Misleading and/or Erroneous Results Misleading Graphs – The scale on graphs can often be increased or decreased to make differences appear larger or smaller than they actually are. This is very common, because most people look at the pictures when they read about studies, and not the numbers reported.

Percentages – Percentages are often misused in a variety of contexts. In my personal experience, I once saw a sign at a clothing store claiming that clothes that were currently on sale for 25% off would now by discounted by an additional 50%, for a total of 75% off. This isn’t true. It’s really just a little over 60% off, since the 50% off doesn’t include the 25% already discounted before.

Correlation vs. Causality – Often, people make the mistake of assuming that since two variables are correlated (increasing one increases the other as well), that one must cause the other. This is not usually the case, however. Consider a fictional study where someone records the amount of ice cream eaten each month, as well as the number of drowning deaths. These two variables would be highly correlated. As ice cream sales increased, so would drowning. It is clear that eating ice cream does not cause drowning, however. This happens because both of the variables are controlled by a third variable, which is time of year. In the summer, the days are hotter – more people eat ice cream and go swimming. In the winter, no one eats ice cream or goes swimming.

Precise Numbers – When very specific numbers are stated in results, the tendency is for the reader to assume there is a reason the number is not rounded off. Often they assume this reason is that the number is more accurate. However, this is not the case. It is still just an estimate, even though it does not appear to be that way.

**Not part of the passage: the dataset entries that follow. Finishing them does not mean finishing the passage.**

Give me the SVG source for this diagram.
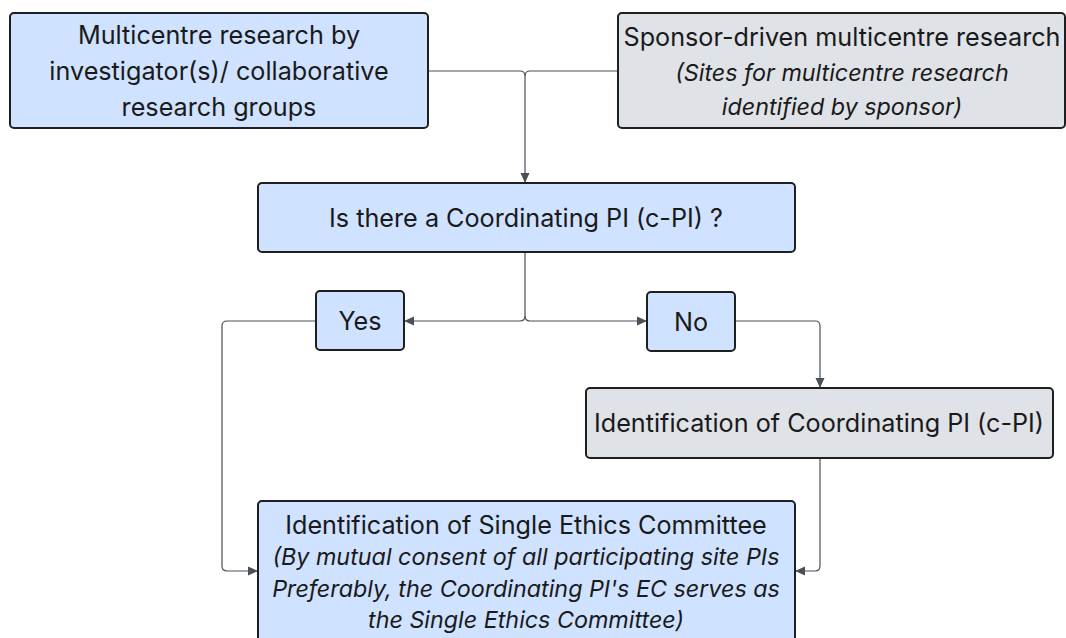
<svg xmlns="http://www.w3.org/2000/svg" width="1066" height="638" viewBox="0 0 1066 638">
<defs>
<marker id="ah" markerWidth="10" markerHeight="10" refX="9" refY="5" orient="auto" markerUnits="userSpaceOnUse">
<path d="M0,0.5 L10,5 L0,9.5 z" fill="#4a5058"/>
</marker>
<style>
.blue{fill:#cfe2ff;stroke:#1f1f1f;stroke-width:2}
.grey{fill:#dfe2e7;stroke:#1f1f1f;stroke-width:2}
text{font-family:Inter,"Noto Sans",sans-serif;font-size:25.2px;fill:#1a1a1a;text-anchor:middle}
.it{font-style:italic;font-size:23.3px}
.c{fill:none;stroke:#4a5058;stroke-width:1.2}
</style>
</defs>
<rect width="1066" height="638" fill="#ffffff"/>
<g id="connectors">
<path class="c" d="M428,71 H520 Q525,71 525,76 V182" marker-end="url(#ah)"/>
<path class="c" d="M618,71 H530 Q525,71 525,76"/>
<path class="c" d="M525,252 V316 Q525,321 520,321 H405" marker-end="url(#ah)"/>
<path class="c" d="M525,316 Q525,321 530,321 H646" marker-end="url(#ah)"/>
<path class="c" d="M316,321 H227 Q222,321 222,326 V566 Q222,571 227,571 H257" marker-end="url(#ah)"/>
<path class="c" d="M735,321 H815 Q820,321 820,326 V387" marker-end="url(#ah)"/>
<path class="c" d="M820,458 V566 Q820,571 815,571 H796" marker-end="url(#ah)"/>
</g>
<g id="n1">
<rect class="blue" x="10" y="13" width="418" height="115" rx="4"/>
<text x="219" y="44">Multicentre research by</text>
<text x="219" y="80">investigator(s)/ collaborative</text>
<text x="219" y="116">research groups</text>
</g>
<g id="n2">
<rect class="grey" x="618" y="13" width="447" height="115" rx="4"/>
<text x="842" y="46">Sponsor-driven multicentre research</text>
<text x="842" y="81" class="it">(Sites for multicentre research</text>
<text x="842" y="115" class="it">identified by sponsor)</text>
</g>
<g id="n3">
<rect class="blue" x="258" y="183" width="537" height="69" rx="4"/>
<text x="526" y="227">Is there a Coordinating PI (c-PI) ?</text>
</g>
<g id="yes">
<rect class="blue" x="316" y="291" width="88" height="59" rx="4"/>
<text x="360" y="330">Yes</text>
</g>
<g id="no">
<rect class="blue" x="647" y="292" width="88" height="59" rx="4"/>
<text x="691" y="331">No</text>
</g>
<g id="n4">
<rect class="grey" x="586" y="388" width="467" height="70" rx="4"/>
<text x="819" y="432">Identification of Coordinating PI (c-PI)</text>
</g>
<g id="n5">
<rect class="blue" x="258" y="501" width="537" height="145" rx="4"/>
<text x="526" y="534">Identification of Single Ethics Committee</text>
<text x="526" y="565" class="it">(By mutual consent of all participating site PIs</text>
<text x="526" y="597" class="it">Preferably, the Coordinating PI's EC serves as</text>
<text x="526" y="628" class="it">the Single Ethics Committee)</text>
</g>
</svg>
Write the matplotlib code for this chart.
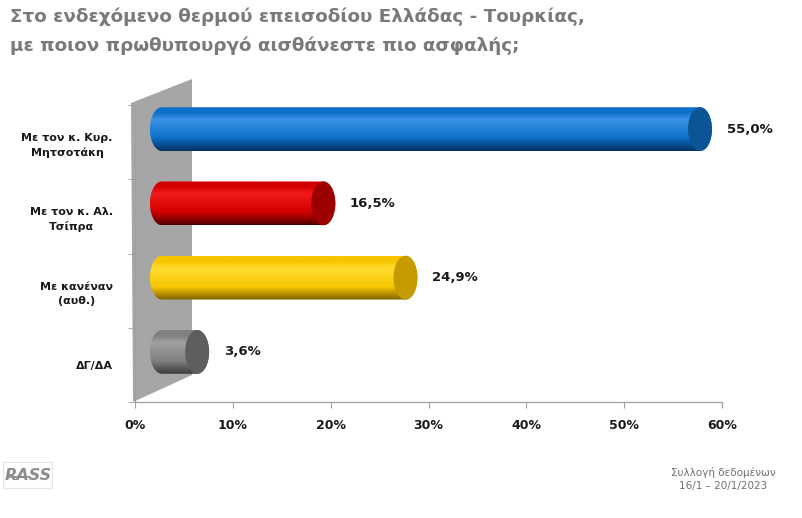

Partial Pictures – If a television company told you “All of our TVs sold in the last 50 years are still in operation,” you would think the company made incredibly durable TVs. However, what would you think if that company had only been making and selling TVs for 6 months? While the claim is technically true, it isn’t as fantastic as it is made out to be.

Section 1-4: Design of Experiments There are two broad categories of studies to collect data: Observational Study – Data are collected by observing characteristics of subjects, but they are not modified in any way. Experiment – Data are collected by modifying subjects (by applying a treatment) and observing its effects.